Сам уже понимаю, что при любых раскладах не отпущу. Как бы ни сопротивлялась, что бы она ни делала, сколько бы ни выскабливала по кускам мое нутро – не смогу.

– Я беременная, Дань!

– Я помню, Марин!

– И?

– Пусть так… Пусть… Мне не мешает…

Просто стараюсь не думать об этом слишком детально. Мне неприятно прорабатывать то, как именно это у нее случилось. Все остальное, что касается будущего, и вовсе кажется чересчур запутанным. Я об этом думать пока не готов.

– Не мешает? Ты… Дань… – задыхается. И пуще прежнего злится. – Ну, ты и придурок!

– Сыграем, Марин? – гну свое, чтобы скорее уйти от темы, при обдумывании которой я полностью теряю равновесие.

– Мой список желаний закрыт, – сычит Чарушина, оставаясь непреклонной. – И с тобой я тоже закончила! Пусти!

Стискиваю ее сильнее. Резко встряхиваю, в очередной попытке сбить ее неприязнь и извлечь настоящие чувства.

Они ведь есть? Не может не быть их!

– В этот раз список будет моим, Марин. Ты не можешь отказаться.

– Нет? – выдыхает со смехом.
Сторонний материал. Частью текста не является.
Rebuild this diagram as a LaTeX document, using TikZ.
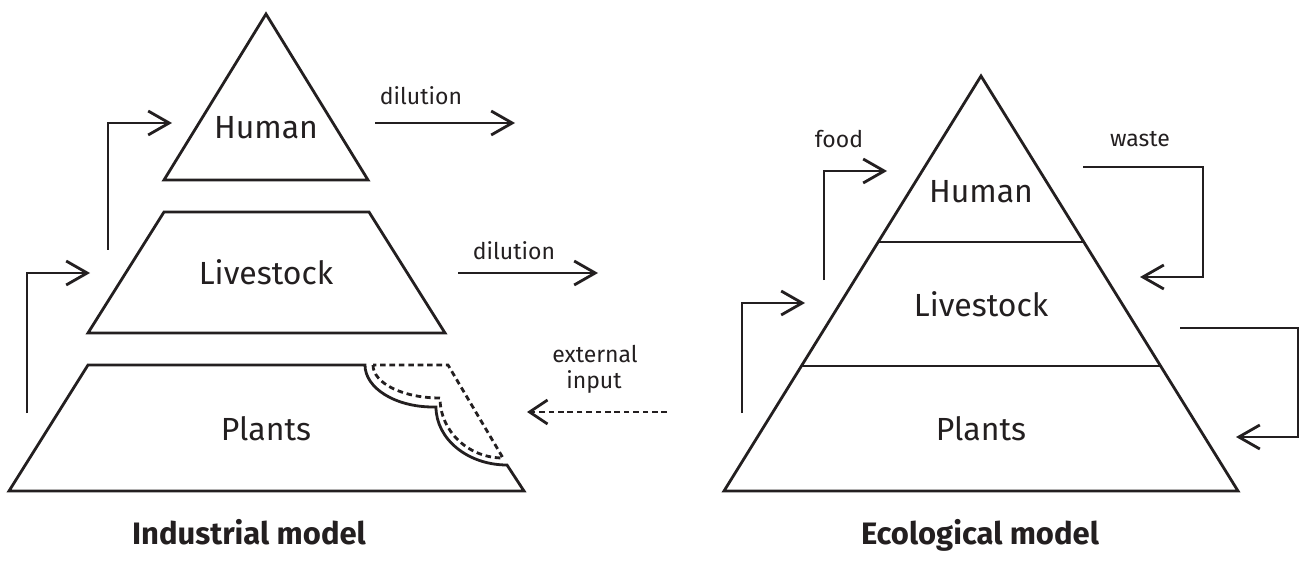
\documentclass[tikz,border=0pt]{standalone}
\usepackage{fontspec}
\setmainfont{Fira Sans}
\usetikzlibrary{arrows.meta}
\definecolor{ink}{HTML}{231F20}
\begin{document}
\begin{tikzpicture}[x=0.5pt,y=-0.5pt,
  layer/.style={line width=1.4pt, draw=ink, line join=miter},
  flow/.style={line width=1.4pt, draw=ink, line join=miter,
    -{Straight Barb[length=10.5pt,width=12pt,line width=1.4pt]}},
  dashflow/.style={flow, dash pattern=on 2.8pt off 1.9pt,
    -{Straight Barb[length=9pt,width=12pt,line width=1.4pt]}},
  dashline/.style={line width=1.4pt, draw=ink, dash pattern=on 2.8pt off 1.9pt},
  big/.style={anchor=base, text=ink, font=\fontsize{16}{19}\selectfont, inner sep=0pt},
  small/.style={anchor=base, text=ink, font=\fontsize{11.5}{14}\selectfont, inner sep=0pt},
  title/.style={anchor=base, text=ink, font=\fontsize{15.5}{18}\selectfont\bfseries, inner sep=0pt}
]
\useasboundingbox (0,0) rectangle (1300,561);

% ---------------- Industrial model ----------------
\draw[layer] (266,14) -- (368,180) -- (164,180) -- cycle;
\draw[layer] (164,212) -- (369,212) -- (445,333) -- (88,333) -- cycle;
\draw[layer] (9,491) -- (88,365) -- (365,365)
  arc[start angle=180, end angle=90, x radius=68, y radius=42]
  -- (436,407)
  arc[start angle=180, end angle=90, x radius=71, y radius=58]
  -- (524,491) -- cycle;
\draw[dashline] (373,365)
  arc[start angle=180, end angle=90, x radius=67, y radius=33]
  arc[start angle=180, end angle=90, x radius=63, y radius=60]
  -- (448,365) -- cycle;

\node[big] (ihuman) at (266,139) {Human};
\node[big] (ilive) at (266,285) {Livestock};
\node[big] (iplants) at (266,440) {Plants};

\coordinate (a1s) at (27,413);
\coordinate (a1e) at (90,273);
\coordinate (a2s) at (108,250);
\coordinate (a2e) at (172,123);
\draw[flow] (a1s) |- (a1e);
\draw[flow] (a2s) |- (a2e);

\coordinate (d1s) at (375,123);
\coordinate (d1e) at (515,123);
\coordinate (d2s) at (458,273);
\coordinate (d2e) at (598,273);
\draw[flow] (d1s) -- (d1e);
\draw[flow] (d2s) -- (d2e);
\node[small] (dil1) at (421,105) {dilution};
\node[small] (dil2) at (514,259) {dilution};

\coordinate (exs) at (667,412);
\coordinate (exe) at (527,412);
\draw[dashflow] (exs) -- (exe);
\node[small] (ext1) at (595,362) {external};
\node[small] (ext2) at (594,388) {input};

\node[title] (ititle) at (249,544) {Industrial model};

% ---------------- Ecological model ----------------
\draw[layer] (981,76) -- (1238,491) -- (724,491) -- cycle;
\draw[layer] (878,242) -- (1084,242);
\draw[layer] (801,366) -- (1161,366);

\node[big] (ehuman) at (981,203) {Human};
\node[big] (elive) at (981,316) {Livestock};
\node[big] (eplants) at (981,440) {Plants};

\coordinate (fs) at (824,280);
\coordinate (fe) at (887,171);
\draw[flow] (fs) |- (fe);
\node[small] (food) at (839,148) {food};

\coordinate (ls) at (742,413);
\coordinate (le) at (805,303);
\draw[flow] (ls) |- (le);

\coordinate (ws) at (1083,167);
\coordinate (wc) at (1203,277);
\coordinate (we) at (1140,277);
\draw[flow] (ws) -| (wc) -- (we);
\node[small] (waste) at (1140,147) {waste};

\coordinate (rs) at (1180,328);
\coordinate (rc) at (1298,437);
\coordinate (re) at (1236,437);
\draw[flow] (rs) -| (rc) -- (re);

\node[title] (etitle) at (980,544) {Ecological model};
\end{tikzpicture}
\end{document}
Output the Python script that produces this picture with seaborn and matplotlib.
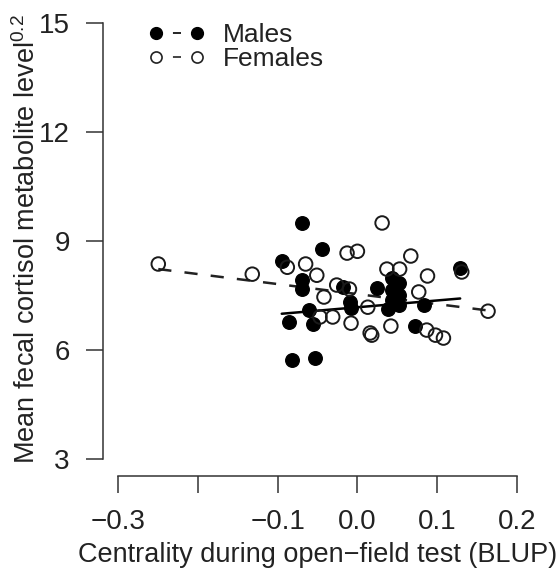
import matplotlib
matplotlib.use("Agg")
import matplotlib.pyplot as plt
from matplotlib.lines import Line2D
import seaborn as sns
import pandas as pd

# ---- data ----
male_x = [-0.069, -0.044, -0.095, -0.069, -0.069, -0.061, -0.086, -0.056, -0.082, -0.053,
          0.129, -0.018, 0.024, 0.044, 0.052, 0.044, 0.052, 0.044, 0.052,
          -0.009, -0.008, 0.039, 0.083, 0.072]
male_y = [9.50, 8.78, 8.45, 7.93, 7.68, 7.10, 6.77, 6.71, 5.72, 5.78,
          8.26, 7.73, 7.70, 7.98, 7.84, 7.65, 7.51, 7.37, 7.24,
          7.32, 7.16, 7.13, 7.24, 6.66]
female_x = [-0.250, -0.088, -0.065, -0.051, -0.132, -0.042, -0.026, -0.047, -0.031,
            0.031, -0.013, 0.000, 0.067, 0.131, 0.037, 0.053, 0.088, -0.010, 0.077,
            0.013, 0.164, -0.008, 0.016, 0.018, 0.042, 0.087, 0.098, 0.108]
female_y = [8.37, 8.28, 8.37, 8.06, 8.09, 7.46, 7.79, 6.91, 6.91,
            9.50, 8.67, 8.72, 8.59, 8.15, 8.23, 8.23, 8.04, 7.68, 7.60,
            7.18, 7.07, 6.74, 6.47, 6.41, 6.66, 6.55, 6.41, 6.33]
# fitted regression lines (end points)
male_fit_x = [-0.095, 0.129]
male_fit_y = [7.00, 7.42]
female_fit_x = [-0.250, 0.164]
female_fit_y = [8.23, 7.09]

x_ticks = [-0.3, -0.2, -0.1, 0.0, 0.1, 0.2]
x_tick_labels = ["\u22120.3", "", "\u22120.1", "0.0", "0.1", "0.2"]
y_ticks = [3, 6, 9, 12, 15]
y_tick_labels = ["3", "6", "9", "12", "15"]

sns.set_theme(style="white")
plt.rcParams["font.family"] = ["Liberation Sans", "DejaVu Sans"]
plt.rcParams["mathtext.fontset"] = "custom"
plt.rcParams["mathtext.rm"] = "Liberation Sans"
plt.rcParams["mathtext.it"] = "Liberation Sans:italic"
plt.rcParams["lines.scale_dashes"] = False

males = pd.DataFrame({"x": male_x, "y": male_y})
females = pd.DataFrame({"x": female_x, "y": female_y})
mfit = pd.DataFrame({"x": male_fit_x, "y": male_fit_y})
ffit = pd.DataFrame({"x": female_fit_x, "y": female_fit_y})

fig = plt.figure(figsize=(5.56, 5.71), dpi=100)
ax = fig.add_axes([0.1844, 0.1657, 0.7736, 0.824])

sns.lineplot(data=mfit, x="x", y="y", ax=ax, color="black", linewidth=1.8, zorder=3)
sns.lineplot(data=ffit, x="x", y="y", ax=ax, color="#222222", linewidth=1.8,
             zorder=3, dashes=False)
ax.lines[-1].set_dashes((9.5, 9.5))
sns.scatterplot(data=males, x="x", y="y", ax=ax, color="black", s=95,
                edgecolor="black", linewidth=1.0, zorder=4)
sns.scatterplot(data=females, x="x", y="y", ax=ax, facecolor="none", s=95,
                edgecolor="#1a1a1a", linewidth=1.4, zorder=5)

ax.set_xlim(-0.32, 0.22)
ax.set_ylim(2.52, 15.48)
for side in ["top", "right"]:
    ax.spines[side].set_visible(False)
for side in ["left", "bottom"]:
    ax.spines[side].set_color("#333333")
    ax.spines[side].set_linewidth(1.1)
ax.spines["left"].set_bounds(3, 15)
ax.spines["bottom"].set_bounds(-0.3, 0.2)
ax.set_xticks(x_ticks)
ax.set_xticklabels(x_tick_labels)
ax.set_yticks(y_ticks)
ax.set_yticklabels(y_tick_labels)
ax.tick_params(axis="both", direction="out", length=12, width=1.1, color="#333333",
               labelsize=20, labelcolor="#222222", pad=11.5, left=True, bottom=True)
ax.set_xlabel("Centrality during open\u2212field test (BLUP)", fontsize=19.5, color="#222222",
              labelpad=5)
ax.set_ylabel(r"Mean fecal cortisol metabolite level$^{0.2}$", fontsize=19.5, color="#222222")
ax.yaxis.set_label_coords(-0.143, 0.505)

handles = [
    Line2D([], [], marker="o", markersize=8.5, color="black", markerfacecolor="black",
           linestyle=(33.6, (5.8, 40)), linewidth=1.2),
    Line2D([], [], marker="o", markersize=8.0, color="#222222", markerfacecolor="none",
           markeredgewidth=1.2, linestyle=(33.6, (5.8, 40)), linewidth=1.2),
]
ax.legend(handles, ["Males", "Females"], loc="upper left", bbox_to_anchor=(0.1058, 0.964),
          frameon=False, numpoints=2, handlelength=2.15, handletextpad=0.68,
          labelspacing=0.0, fontsize=19, borderaxespad=0, borderpad=0,
          labelcolor="#222222")

fig.savefig("out.png", dpi=100)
Знаю, что в нем ничего искреннего нет, и все равно у меня дрожь по коже летит, как случалось всегда, когда она со мной смеялась. Мать вашу, эти реакции реально были на нее годами. – Я, конечно, понимаю, что у тебя ни стыда, ни совести, Дань… Но чтобы настолько! Я через месяц замуж выхожу! Тебе это хоть о чем-нибудь говорит?

Говорит. Это то, что я совершенно точно не смогу принять.

Когда Чарушина бьет этими словами, все, что хочется сделать – нарисовать магический круг. Вокруг нас двоих. Не для защиты. А чтобы запереть мелкую ведьму.

– Не выйдешь ты замуж, Марин, – усиленно-спокойным тоном высекаю я.

– А вот и выйду!

– Не выйдешь, сказал.

– Да как ты, мать твою, смеешь?! – вновь расходится она. – Кто ты такой, чтобы решать в моей жизни хоть что-нибудь? Ты – никто!

Лады… Проглатываю и эту хрень.

Прошел всего месяц. Наши чувства были слишком сильными, чтобы вот так быстро, по моему или ее желанию, все исчезло.

– Ты сама знаешь, кто я такой, Марин, – выдыхаю приглушенно. – Мое кольцо на месте. А твое где?

Она снова смеется. Высоким и нервным тоном дребезжит. У самой же вид – будто вот-вот разрыдается.

– А мое давно на свалке!

Не верю.

Нет, мать вашу, я ни за что в это не поверю!

– Ты же любила меня! – предъявляю не самым адекватным образом.

Отравлен своими эмоциями, как радиоактивным дождем. Он жжет и жрет плоть, выедая внутри меня черные дыры.

– И что, Дань? Что теперь?!

– Да, блядь, тебе напомнить, за что?!

– Ха! Очень надо! Жди звонка, Шатохин!

Только в ее глазах я вижу совсем не иронию. Там горит настоящий ответ: она жаждет того же, что и я.

Блядь… Блядь… Блядь…

Едва справляюсь с банальной и, должно быть, крайне жалкой радостью, рванувшей всполохами по груди. Ее невозможно продышать. Заряжает разрядами по всему телу.

– Ну, было же, Марин? Было? – воодушевленный тем, что увидел, пытаюсь продавить на настоящее признание, за которое смогу сражаться. – Или, хочешь сказать, придумала?

– Было, Дань! И что?! Было и прошло!

– Да блядь… Не бывает так, Марин!

– Тебе-то откуда знать?

Игнорирую все то презрение, что она обрушивает вкупе с этим вопросом.

– Да блядь… По себе знаю, Марин! Я теперь многое понял! Я жалею о том, что сделал тогда в баре.

Она шумно вздыхает. Задерживает на мне болезненный взгляд. А потом… Выдает вибрирующим и чрезвычайно решительным тоном:

– Твои проблемы, Дань… Вообще плевать! А у меня вот так получилось! Может, потому что любила я не только тебя… В критический момент просто сделала свой выбор.

Я закрываю глаза. Торможу дыхание. Цепенею.